Local sources of truth for common genome assembly metadata
Closed this issue · 0 comments
Problem
The problem with chromsizes
files in the wild
- Genome assemblies include multiple assembly units, and different sequence roles or types besides fully assembled molecules (unlocalized, unplaced, alt, patch, decoy). For many users, most of these types are not relevant for downstream analysis.
- Additionally, UCSC, Ensembl and other providers derive slightly different flavors of a common reference assembly (e.g. GRCh37 vs hg19, GRCh38 vs hg38 vs hg38Analysis).
- Providers also use multiple aliases for scaffold names.
- Providers also do not give a convention for scaffold ordering. UCSC tends to sort all scaffolds in descending order of size.
There is no centralized and standardized source of truth for any of these metadata. Some sources that come close are:
- NCBI has various statistics files like this, with inconsistencies from assembly to assembly.
- UCSC has pages with links to info for its assemblies in the hgGateway, such as
chromInfo.txt
andchromAlias.txt
. Again, not all assemblies have the same files.
Solution
Seqinfo files
We have started to compile metadata files (currently *.seqinfo.tsv
) for a handful of common genome assemblies: https://github.com/open2c/bioframe/tree/main/bioframe/io/data
These seqinfo files have the following columns:
- A canonical scaffold name (normally UCSC-style)
- Scaffold length
- Scaffold type: assembled, unlocalized, unplaced, alt
- Scaffold molecule: canonical name for the molecule (e.g. unlocalized scaffold
chr1_KI270706v1_random
comes from moleculechr1
) - Assembly unit: primary, non-nuclear, decoy, etc.
- A comma-separated list of aliases for the scaffold.
We also provide a canonical ordering of scaffolds. Currently, we use these rules:
- Fully-assembled molecules from the primary assembly in natural numeric order.
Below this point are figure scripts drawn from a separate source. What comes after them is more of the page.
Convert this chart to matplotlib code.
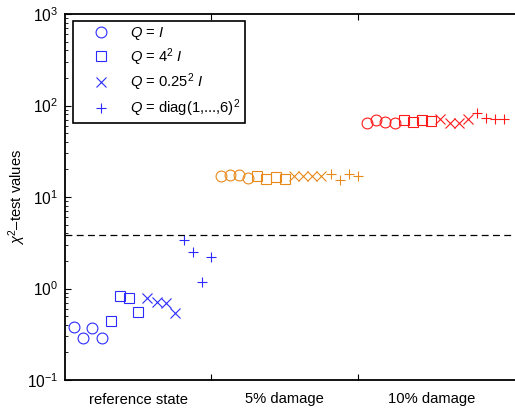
import matplotlib
matplotlib.use("Agg")
import matplotlib.pyplot as plt
import numpy as np

plt.rcParams['font.family'] = ['Liberation Sans', 'DejaVu Sans']
plt.rcParams['mathtext.fontset'] = 'custom'
plt.rcParams['mathtext.rm'] = 'Liberation Sans'
plt.rcParams['mathtext.it'] = 'Liberation Sans:italic'
plt.rcParams['mathtext.bf'] = 'Liberation Sans:bold'

# ---- data ----
categories = ['reference state', '5% damage', '10% damage']
group_colors = ['#2B2BFF', '#E88A1A', '#FF1A1A']
series_labels = [r'$Q$ = $I$', r'$Q$ = 4$^2$ $I$', r'$Q$ = 0.25$^2$ $I$',
                 r'$Q$ = diag(1,...,6)$^2$']
series_markers = ['o', 's', 'x', '+']
series_msize = [7.8, 7.0, 7.8, 7.6]

# values[group][series] -> 4 repetitions
q_identity = [[0.38, 0.29, 0.37, 0.29],
              [16.9, 17.5, 17.5, 16.0],
              [65.0, 69.2, 66.7, 65.0]]
q_4sq = [[0.44, 0.83, 0.79, 0.55],
         [17.0, 15.6, 16.6, 15.6],
         [69.5, 66.7, 69.5, 68.5]]
q_025sq = [[0.79, 0.71, 0.70, 0.54],
           [16.9, 16.8, 17.0, 16.9],
           [70.7, 65.0, 65.0, 70.7]]
q_diag = [[3.4, 2.53, 1.18, 2.23],
          [17.8, 15.3, 17.8, 16.9],
          [82.4, 73.6, 70.7, 70.7]]
series_values = [q_identity, q_4sq, q_025sq, q_diag]
threshold = 3.84

fig = plt.figure(figsize=(5.15, 4.12), dpi=100)
ax = fig.add_axes([65/515, 32/412, 450/515, 366/412])

n_rep = 4
n_per_group = len(series_values) * n_rep
for g in range(len(categories)):
    for s, vals in enumerate(series_values):
        xs = [g + (s * n_rep + j + 1) / n_per_group for j in range(n_rep)]
        ax.plot(xs, vals[g], linestyle='none', marker=series_markers[s],
                markersize=series_msize[s], markerfacecolor='none',
                markeredgecolor=group_colors[g], markeredgewidth=0.8)

ax.axhline(threshold, color='black', linewidth=0.9, dashes=(5.5, 3.5))

ax.set_yscale('log')
ax.set_ylim(0.1, 1000)
ax.set_xlim(0, 3.072)

ax.set_xticks([1, 2])
ax.set_xticklabels([])
ax.set_xticks([0.5, 1.5, 2.5], minor=True)
ax.set_xticklabels(categories, minor=True)
ax.tick_params(axis='x', which='minor', length=0, pad=9, labelsize=10.6)
ax.tick_params(axis='x', which='major', direction='in', length=4, top=True, width=0.8)
ax.tick_params(axis='y', which='both', direction='in', right=False, labelsize=11.2)
ax.tick_params(axis='y', which='major', length=4, width=0.8, pad=5)
ax.tick_params(axis='y', which='minor', length=2.5, width=0.6)

for sp in ['left', 'bottom', 'top']:
    ax.spines[sp].set_linewidth(1.3)
ax.spines['right'].set_visible(False)

ax.set_ylabel(r'$\chi^2$–test values', fontsize=10.6)
ax.yaxis.set_label_coords(-0.083, 0.5)

handles = [plt.Line2D([], [], linestyle='none', marker=series_markers[s],
                      markersize=series_msize[s], markerfacecolor='none',
                      markeredgecolor='#2B2BFF', markeredgewidth=0.8)
           for s in range(len(series_labels))]
leg = ax.legend(handles, series_labels, loc='upper left',
                bbox_to_anchor=(0.017, 0.982), borderaxespad=0,
                fancybox=False, framealpha=1, edgecolor='black',
                fontsize=10.6, handlelength=3.3, handletextpad=0.3,
                labelspacing=0.27, borderpad=0.3)
leg.get_frame().set_linewidth(1.2)

fig.savefig('out.png', dpi=100)
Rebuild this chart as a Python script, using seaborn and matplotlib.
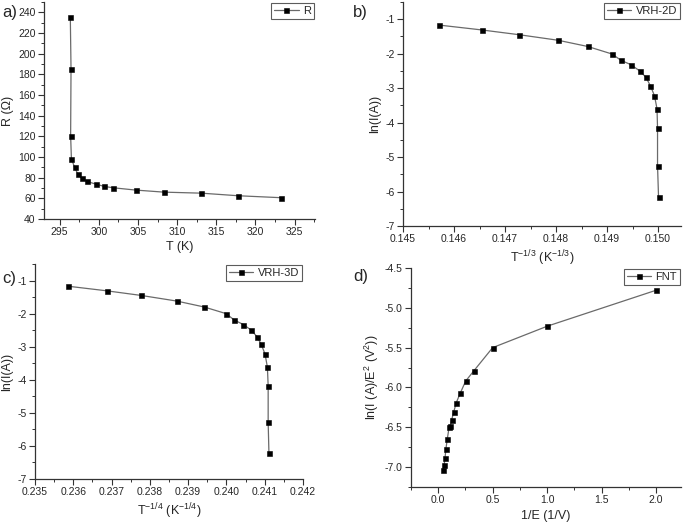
import matplotlib
matplotlib.use("Agg")
import matplotlib.pyplot as plt
import seaborn as sns
import numpy as np
from matplotlib.ticker import MultipleLocator, FormatStrFormatter

# ---- data ----
T_a = [296.36, 296.45, 296.40, 296.50, 296.90, 297.30, 297.85, 298.50,
       299.60, 300.70, 301.85, 304.70, 308.30, 313.10, 317.80, 323.30]
R_a = [235.2, 185.0, 120.7, 98.2, 90.2, 83.7, 79.2, 76.3,
       73.8, 71.5, 70.2, 68.0, 66.0, 65.0, 62.5, 60.6]

x_b = [0.14571, 0.14654, 0.14728, 0.14804, 0.14862, 0.14910, 0.14927, 0.14947,
       0.14964, 0.14976, 0.14985, 0.14993, 0.14998, 0.14999, 0.14999, 0.15001]
y_b = [-1.17, -1.31, -1.45, -1.61, -1.79, -2.01, -2.19, -2.32,
       -2.50, -2.68, -2.93, -3.22, -3.60, -4.16, -5.25, -6.17]

x_c = [0.23585, 0.23687, 0.23777, 0.23870, 0.23942, 0.23999, 0.24020, 0.24044,
       0.24065, 0.24080, 0.24091, 0.24101, 0.24107, 0.24109, 0.24109, 0.24111]
y_c = [-1.17, -1.31, -1.45, -1.62, -1.80, -2.00, -2.19, -2.33,
       -2.50, -2.70, -2.93, -3.23, -3.62, -4.18, -5.29, -6.20]

x_d = [2.00, 1.003, 0.500, 0.328, 0.252, 0.203, 0.166, 0.142,
       0.123, 0.110, 0.100, 0.083, 0.071, 0.062, 0.055, 0.048]
y_d = [-4.78, -5.23, -5.50, -5.79, -5.92, -6.07, -6.19, -6.31,
       -6.41, -6.49, -6.50, -6.65, -6.77, -6.89, -6.97, -7.04]

labels = ["R", "VRH-2D", "VRH-3D", "FNT"]

sns.set_style("ticks")
plt.rcParams['font.family'] = ['Liberation Sans', 'DejaVu Sans']
plt.rcParams['mathtext.fontset'] = 'custom'
plt.rcParams['mathtext.rm'] = 'Liberation Sans'
plt.rcParams['mathtext.it'] = 'Liberation Sans:italic'

W, H = 683, 523
fig = plt.figure(figsize=(W / 100, H / 100), dpi=100)

def add_ax(l, t, r, b):
    return fig.add_axes([l / W, (H - b) / H, (r - l) / W, (b - t) / H])

panels = [
    dict(box=(44, 2, 315, 219), x=T_a, y=R_a, lab=labels[0],
         xlim=(293, 327.6), ylim=(40, 250), xmaj=5, xmin=2.5, ymaj=20, ymin=10,
         xfmt="%d", yfmt="%d", xlabel="T (K)", ylabel="R (Ω)",
         tag="a)", tagpos=(2, 13)),
    dict(box=(403, 2, 681, 226), x=x_b, y=y_b, lab=labels[1],
         xlim=(0.145, 0.15045), ylim=(-7, -0.5), xmaj=0.001, xmin=0.0005, ymaj=1, ymin=0.5,
         xfmt="%.3f", yfmt="%d", xlabel="T$^{-1/3}$ (K$^{-1/3}$)", ylabel="ln(I(A))",
         tag="b)", tagpos=(353, 13)),
    dict(box=(35, 264, 303, 479), x=x_c, y=y_c, lab=labels[2],
         xlim=(0.235, 0.242), ylim=(-7, -0.5), xmaj=0.001, xmin=0.0005, ymaj=1, ymin=0.5,
         xfmt="%.3f", yfmt="%d", xlabel="T$^{-1/4}$ (K$^{-1/4}$)", ylabel="ln(I(A))",
         tag="c)", tagpos=(2, 279)),
    dict(box=(411, 268, 681, 487), x=x_d, y=y_d, lab=labels[3],
         xlim=(-0.25, 2.23), ylim=(-7.25, -4.5), xmaj=0.5, xmin=0.25, ymaj=0.5, ymin=0.25,
         xfmt="%.1f", yfmt="%.1f", xlabel="1/E (1/V)", ylabel="ln(I (A)/E$^2$ (V$^2$))",
         tag="d)", tagpos=(353, 277)),
]

for p in panels:
    ax = add_ax(*p["box"])
    sns.lineplot(x=p["x"], y=p["y"], sort=False, estimator=None, ax=ax,
                 color="#6a6a6a", linewidth=0.9, marker="s", markersize=3.6,
                 markerfacecolor="black", markeredgecolor="black",
                 markeredgewidth=0.4, label=p["lab"])
    ax.set_xlim(*p["xlim"])
    ax.set_ylim(*p["ylim"])
    ax.xaxis.set_major_locator(MultipleLocator(p["xmaj"]))
    ax.xaxis.set_minor_locator(MultipleLocator(p["xmin"]))
    ax.yaxis.set_major_locator(MultipleLocator(p["ymaj"]))
    ax.yaxis.set_minor_locator(MultipleLocator(p["ymin"]))
    ax.xaxis.set_major_formatter(FormatStrFormatter(p["xfmt"]))
    ax.yaxis.set_major_formatter(FormatStrFormatter(p["yfmt"]))
    for s in ["top", "right"]:
        ax.spines[s].set_visible(False)
    for s in ["left", "bottom"]:
        ax.spines[s].set_color("#333333")
        ax.spines[s].set_linewidth(0.9)
    ax.tick_params(which="major", direction="out", length=4, width=0.8,
                   labelsize=7.5, color="#333333", pad=2)
    ax.tick_params(which="minor", direction="out", length=2, width=0.7, color="#333333")
    ax.set_xlabel(p["xlabel"], fontsize=9, labelpad=3)
    ax.set_ylabel(p["ylabel"], fontsize=9, labelpad=3)
    leg = ax.legend(loc="upper right", fontsize=8, frameon=True, fancybox=False,
                    borderaxespad=0.1, handlelength=2.2, handletextpad=0.4,
                    borderpad=0.25, markerscale=1.0)
    leg.get_frame().set_edgecolor("#333333")
    leg.get_frame().set_linewidth(0.8)
    fig.text(p["tagpos"][0] / W, 1 - p["tagpos"][1] / H, p["tag"],
             fontsize=12, ha="left", va="center")

fig.savefig("out.png", dpi=100)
- Fully-assembled molecules from the non-nuclear assembly (mitochondria, plastids), also in natural order.
- Unlocalized scaffolds, sorted as above.
- Unplaced scaffolds, sorted as above.
- Decoy scaffolds, sorted as above.
Currently, we deliberately exclude alternate and patch sequences from seqinfo files. As such, we will not track assembly patch releases.
Open questions
How to expose seqinfo files as local database?
bioframe.read_table("path/to/assembly.seqinfo.tsv", schema='seqinfo')
bioframe.get_seqinfo("hg38")
bioframe.get_chromsizes("GRCm39" , unit=("primary", "non-nuclear"), type=("assembled",))
bioframe.get_aliasdict("hg38") # maps various alias names to the canonical name
Handling quirks between provider's assembly versions
These functions should dispatch assembly aliases (e.g. mm10, GRCm38) to the same common seqinfo database.
Weird caveats, like the different mitochondrial sequences used in hg19 vs GRCh37 should be documented somewhere.
- For example, right now, we are using ad hoc ways to harmonize hg19 and GRCh37 rather than treat them as different assemblies. That's mostly because UCSC recently added the revised mitochondrial sequence to hg19 as an additional sequence called
chrMT
. Accordingly, we includedchrMT
as part of an assembly unit callednon-nuclear-revised
. - Another example is UCSC's
hg38Analysis
set, which includes an Epstein-Barr virus sequence as decoy. At the moment, we have decided to include it in thehg38
seqinfo file as part of a "decoy" (pseudo) assembly unit.